EXERCISE TASK:
Working from the top of the listing below, retype each line through the line containing "const ue = toRows(paesiUE), est", both included, with no pictures.

DATA LINES:
........
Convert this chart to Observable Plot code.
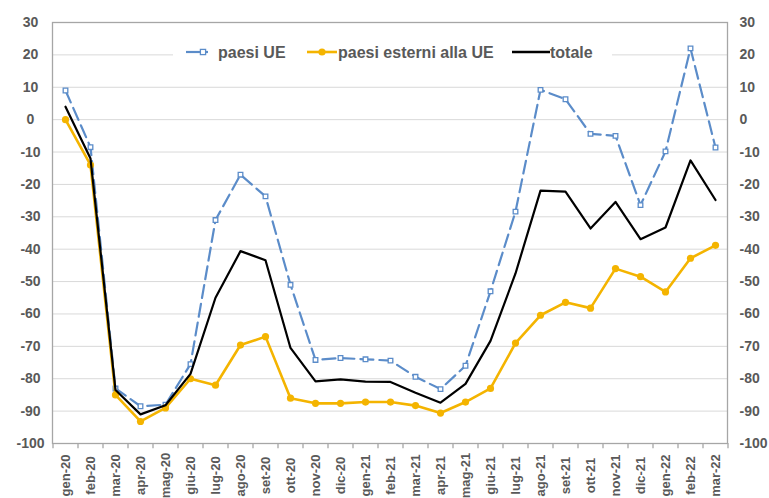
<!DOCTYPE html>
<html>
<head>
<meta charset="utf-8">
<script src="https://cdn.jsdelivr.net/npm/d3@7"></script>
<script src="https://cdn.jsdelivr.net/npm/@observablehq/plot@0.6"></script>
<style>
  html, body { margin: 0; padding: 0; background: #fff; }
  #chart { position: relative; width: 769px; height: 498px; overflow: hidden; }
</style>
</head>
<body>
<div id="chart"></div>
<script>
const months = ["gen-20","feb-20","mar-20","apr-20","mag-20","giu-20","lug-20","ago-20","set-20","ott-20","nov-20","dic-20",
  "gen-21","feb-21","mar-21","apr-21","mag-21","giu-21","lug-21","ago-21","set-21","ott-21","nov-21","dic-21",
  "gen-22","feb-22","mar-22"];
const paesiUE = [9, -8.5, -83, -88.5, -88, -75.5, -31, -17, -23.7, -51, -74.2, -73.6, -74, -74.4, -79.4, -83.2, -76, -53, -28.4, 9.2, 6.3, -4.4, -5, -26.4, -9.8, 22, -8.6];
const paesiEsterni = [0, -14, -85, -93.2, -89, -80, -82, -69.6, -67, -86, -87.6, -87.6, -87.2, -87.2, -88.3, -90.6, -87.2, -83, -69, -60.4, -56.4, -58.2, -46, -48.5, -53.2, -42.8, -38.8];
const totale = [4, -12, -83.5, -91, -88.2, -78.5, -55, -40.6, -43.4, -70.5, -80.8, -80.2, -80.9, -81, -84.3, -87.4, -81.6, -68.3, -47.5, -21.9, -22.2, -33.6, -25.4, -36.9, -33.3, -12.6, -24.8];
const seriesNames = ["paesi UE", "paesi esterni alla UE", "totale"];
const yTicks = d3.range(-100, 31, 10);

const blue = "#5b8cc9", gold = "#f4b400", black = "#000000";
const toRows = vals => months.map((m, i) => ({month: m, value: vals[i]}));
const ue = toRows(paesiUE), est = toRows(paesiEsterni), tot = toRows(totale);

const textColor = "#595959";
const chart = Plot.plot({
  width: 769, height: 498,
  marginLeft: 52, marginRight: 42, marginTop: 22, marginBottom: 55,
  x: {type: "point", domain: months, padding: 0.5},
  y: {domain: [-100, 30]},
  style: {fontFamily: "'Liberation Sans', Arial, sans-serif", fontSize: "14px", fontWeight: "bold", color: textColor, background: "#fff"},
  marks: [
    Plot.ruleY(yTicks.filter(d => d > -100 && d < 30), {stroke: "#d9d9d9", strokeWidth: 1}),
    Plot.frame({stroke: "#a6a6a6", strokeWidth: 1.3}),
    Plot.axisY({anchor: "left", ticks: yTicks, tickSize: 0, tickPadding: 22, textAnchor: "middle", tickFormat: d => String(d), label: null, fill: textColor}),
    Plot.axisY({anchor: "right", ticks: yTicks, tickSize: 0, tickPadding: 12, textAnchor: "start", tickFormat: d => String(d), label: null, fill: textColor}),
    Plot.axisX({tickRotate: -90, tickSize: 0, tickPadding: 32, textAnchor: "middle", label: null, fill: textColor, fontSize: 13}),
    Plot.ruleX(months, {x: d => d, y1: -100, y2: -101.6, dx: -12.5, stroke: "#a6a6a6", strokeWidth: 1.3}),
    Plot.ruleX([months[months.length - 1]], {x: d => d, y1: -100, y2: -101.6, dx: 12.5, stroke: "#a6a6a6", strokeWidth: 1.3}),
    Plot.line(ue, {x: "month", y: "value", stroke: blue, strokeWidth: 2.2, strokeDasharray: "13,6"}),
    Plot.dot(ue, {x: "month", y: "value", symbol: "square", r: 2.6, stroke: blue, fill: "#fff", strokeWidth: 1.3}),
    Plot.line(est, {x: "month", y: "value", stroke: gold, strokeWidth: 2.6}),
    Plot.dot(est, {x: "month", y: "value", r: 3.6, fill: gold}),
    Plot.line(tot, {x: "month", y: "value", stroke: black, strokeWidth: 2.2})
  ]
});
document.getElementById("chart").appendChild(chart);

// Legend inside the plot area
const svg = d3.select(chart);
const lg = svg.append("g")
  .attr("font-family", "'Liberation Sans', Arial, sans-serif")
  .attr("font-weight", "bold").attr("font-size", "16px")
  .attr("fill", textColor).attr("text-anchor", "start");
lg.append("rect").attr("x", 173).attr("y", 42).attr("width", 439).attr("height", 22).attr("fill", "#fff");
const ly = 52;
// paesi UE
lg.append("line").attr("x1", 186).attr("x2", 208).attr("y1", ly).attr("y2", ly).attr("stroke", blue).attr("stroke-width", 2.2);
lg.append("rect").attr("x", 200.4).attr("y", ly - 2.6).attr("width", 5.2).attr("height", 5.2).attr("fill", "#fff").attr("stroke", blue).attr("stroke-width", 1.3);
lg.append("text").attr("x", 218).attr("y", ly + 5.5).text(seriesNames[0]);
// paesi esterni
lg.append("line").attr("x1", 307).attr("x2", 337).attr("y1", ly).attr("y2", ly).attr("stroke", gold).attr("stroke-width", 2.6);
lg.append("circle").attr("cx", 322).attr("cy", ly).attr("r", 3.6).attr("fill", gold);
lg.append("text").attr("x", 338).attr("y", ly + 5.5).text(seriesNames[1]);
// totale
lg.append("line").attr("x1", 512).attr("x2", 550).attr("y1", ly).attr("y2", ly).attr("stroke", black).attr("stroke-width", 2.5);
lg.append("text").attr("x", 550).attr("y", ly + 5.5).text(seriesNames[2]);
</script>
</body>
</html>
........
EXERCISE RESPONSE:
Convert this chart to Observable Plot code.
<!DOCTYPE html>
<html>
<head>
<meta charset="utf-8">
<script src="https://cdn.jsdelivr.net/npm/d3@7"></script>
<script src="https://cdn.jsdelivr.net/npm/@observablehq/plot@0.6"></script>
<style>
  html, body { margin: 0; padding: 0; background: #fff; }
  #chart { position: relative; width: 769px; height: 498px; overflow: hidden; }
</style>
</head>
<body>
<div id="chart"></div>
<script>
const months = ["gen-20","feb-20","mar-20","apr-20","mag-20","giu-20","lug-20","ago-20","set-20","ott-20","nov-20","dic-20",
  "gen-21","feb-21","mar-21","apr-21","mag-21","giu-21","lug-21","ago-21","set-21","ott-21","nov-21","dic-21",
  "gen-22","feb-22","mar-22"];
const paesiUE = [9, -8.5, -83, -88.5, -88, -75.5, -31, -17, -23.7, -51, -74.2, -73.6, -74, -74.4, -79.4, -83.2, -76, -53, -28.4, 9.2, 6.3, -4.4, -5, -26.4, -9.8, 22, -8.6];
const paesiEsterni = [0, -14, -85, -93.2, -89, -80, -82, -69.6, -67, -86, -87.6, -87.6, -87.2, -87.2, -88.3, -90.6, -87.2, -83, -69, -60.4, -56.4, -58.2, -46, -48.5, -53.2, -42.8, -38.8];
const totale = [4, -12, -83.5, -91, -88.2, -78.5, -55, -40.6, -43.4, -70.5, -80.8, -80.2, -80.9, -81, -84.3, -87.4, -81.6, -68.3, -47.5, -21.9, -22.2, -33.6, -25.4, -36.9, -33.3, -12.6, -24.8];
const seriesNames = ["paesi UE", "paesi esterni alla UE", "totale"];
const yTicks = d3.range(-100, 31, 10);

const blue = "#5b8cc9", gold = "#f4b400", black = "#000000";
const toRows = vals => months.map((m, i) => ({month: m, value: vals[i]}));
const ue = toRows(paesiUE), est = toRows(paesiEsterni), tot = toRows(totale);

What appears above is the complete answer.